A selection of more than 140 images, mainly vintage photographs, celebrate Miller's remarkable life and her art—and how each reflected and influenced the other. Organized by the Victoria and Albert Museum on the occasion of the 2007 centenary of her birth, the exhibition spans her extraordinary career as a photographer and is the first complete retrospective, exploring her transformation from artist's muse to ground-breaking artist.
The exhibition features extensive loans from the Lee Miller Archives in East Sussex, England, directed by Miller’s son Antony Penrose, among other sources. Ten photographs from the Museum’s collection are included in the traveling exhibition. Additional selections from the collection are featured in the Philadelphia venue, as are two photographs by Miller on loan from the Museum of Modern Art and one work from a private collection in New York.

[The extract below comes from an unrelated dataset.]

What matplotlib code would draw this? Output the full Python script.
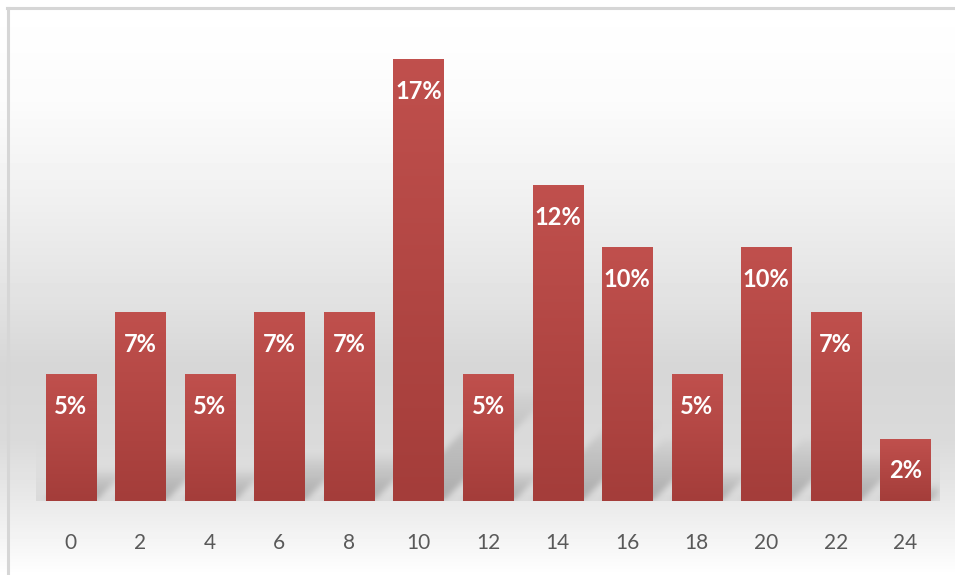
import numpy as np
import matplotlib.pyplot as plt
from matplotlib.colors import LinearSegmentedColormap
from matplotlib.lines import Line2D

plt.rcParams['font.family'] = ['Lato', 'DejaVu Sans']

# share of cases per hour bin
hours = [0, 2, 4, 6, 8, 10, 12, 14, 16, 18, 20, 22, 24]
share = [0.049, 0.073, 0.049, 0.073, 0.073, 0.171, 0.049,
         0.122, 0.098, 0.049, 0.098, 0.073, 0.024]
bar_labels = ['5%', '7%', '5%', '7%', '7%', '17%', '5%',
              '12%', '10%', '5%', '10%', '7%', '2%']

W, H = 955, 575
fig = plt.figure(figsize=(W / 100, H / 100), dpi=100)

# background: vertical grey gradient over the whole figure
bg = fig.add_axes([0, 0, 1, 1], zorder=-5)
bg.set_axis_off()
stops_y = [0, 100, 200, 300, 367, 440, 500, 550, 575]
stops_v = [1.0, 0.985, 0.94, 0.885, 0.84, 0.855, 0.915, 0.97, 1.0]
grad = np.interp(np.arange(H), stops_y, stops_v)
bg.imshow(np.tile(grad[:, None], (1, 8)), cmap='gray', vmin=0, vmax=1,
          aspect='auto', extent=[0, 1, 0, 1], interpolation='nearest')
bg.set_xlim(0, 1)
bg.set_ylim(0, 1)
# chart border (left and top visible)
fig.add_artist(Line2D([7.5 / W, 7.5 / W], [0, 1 - 8 / H], transform=fig.transFigure,
                      color='#d6d6d6', lw=2.2))
fig.add_artist(Line2D([6.5 / W, 1], [1 - 8 / H, 1 - 8 / H], transform=fig.transFigure,
                      color='#d6d6d6', lw=2.2))

ax = fig.add_axes([36 / W, 74 / H, 904 / W, 465 / H])
ax.patch.set_alpha(0)
for s in ax.spines.values():
    s.set_visible(False)

pos = np.arange(len(hours))
bars = ax.bar(pos, share, width=0.72, color='#b34643', zorder=3)
xlim = (-0.5, len(hours) - 0.5)
ylim = (0, 0.18)
ax.set_xlim(xlim)
ax.set_ylim(ylim)

# gradient fill and label for each bar
bar_cmap = LinearSegmentedColormap.from_list('bar', ['#a43d3a', '#c0504d'])
for r, lab in zip(bars, bar_labels):
    x0, w, h = r.get_x(), r.get_width(), r.get_height()
    ax.imshow(np.tile(np.linspace(1, 0, 200)[:, None], (1, 4)), cmap=bar_cmap,
              vmin=0, vmax=1, extent=[x0, x0 + w, 0, h], aspect='auto', zorder=4,
              interpolation='nearest')
    ax.annotate(lab, (x0 + w / 2, h), xytext=(0, -32),
                textcoords='offset pixels', ha='center', va='center',
                color='white', fontweight='bold', fontsize=17, zorder=6)

# grey floor and soft perspective shadows behind the bars
bb = ax.bbox
aw, ah = int(round(bb.width)), int(round(bb.height))
GX, GY = np.meshgrid(np.arange(aw) + 0.5, np.arange(ah) + 0.5)
floor = np.clip(1 - GY / 60.0, 0, 1) * 0.9
sh = np.zeros((ah, aw))
for r in bars:
    (px0, pb), (px1, pt) = ax.transData.transform(
        [(r.get_x(), 0), (r.get_x() + r.get_width(), r.get_height())])
    px0 -= bb.x0; px1 -= bb.x0; pb -= bb.y0; pt -= bb.y0
    s = 0.25 * (pt - pb)
    t = GY - pb
    inside = (t >= 0) & (t <= s) & (GX >= px0 + t) & (GX <= px1 + t)
    sh = np.maximum(sh, np.where(inside, 0.6 * (1 - t / s) ** 0.7, 0))


def box_blur(a, r):
    k = np.ones(2 * r + 1) / (2 * r + 1)
    a = np.apply_along_axis(lambda m: np.convolve(m, k, mode='same'), 0, a)
    return np.apply_along_axis(lambda m: np.convolve(m, k, mode='same'), 1, a)


sh = box_blur(box_blur(sh, 3), 3)
floor_img = np.zeros((ah, aw, 4))
floor_img[..., :3] = 0.85
floor_img[..., 3] = floor
ax.imshow(floor_img, origin='lower', extent=[*xlim, *ylim], aspect='auto',
          zorder=1, interpolation='nearest')
shadow_img = np.zeros((ah, aw, 4))
shadow_img[..., :3] = 0.55
shadow_img[..., 3] = np.clip(sh, 0, 1)
ax.imshow(shadow_img, origin='lower', extent=[*xlim, *ylim], aspect='auto',
          zorder=2, interpolation='nearest')
ax.set_xlim(xlim)
ax.set_ylim(ylim)

ax.set_xticks(pos, [str(v) for v in hours])
ax.set_yticks([])
ax.tick_params(axis='x', length=0, pad=23, labelsize=15, labelcolor='#595959')

fig.savefig('out.png', dpi=100)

Fragile Demon: Juan Soriano in Mexico, 1935–1950
Fragile Demon: Juan Soriano in Mexico, 1935–1950, the first exhibition of its kind in a major U.S. museum, examines the early work of one of modern Mexico’s most intriguing artists. Although Juan Soriano (1920–2006) holds a critical position within the history of Mexican painting and sculpture from the 1930s until his recent death, his art is curiously almost unknown outside of Mexico. While recent exhibitions on Soriano have examined his paintings and sculpture from 1950 onward, very few have focused on the artist's exceptional paintings from the 1930s and 1940s. These works—portraits of friends and family, images of children, still-lifes, and landscapes—offer a distinctive variation on the themes and artistic styles that preoccupied Soriano's contemporaries. When Soriano moved to Mexico City in 1935 he entered into a lively visual and personal dialogue with Diego Rivera, Frida Kahlo, Jose Clemente Orozco, David Alfaro Siqueiros, among others. In addition to responding to the work of these prominent Mexican artists, he drew upon his deep interest in popular and indigenous arts, as well as Cubism, German Expressionism, Fauvism, and Surrealism, creating his own personal style of romantic realism.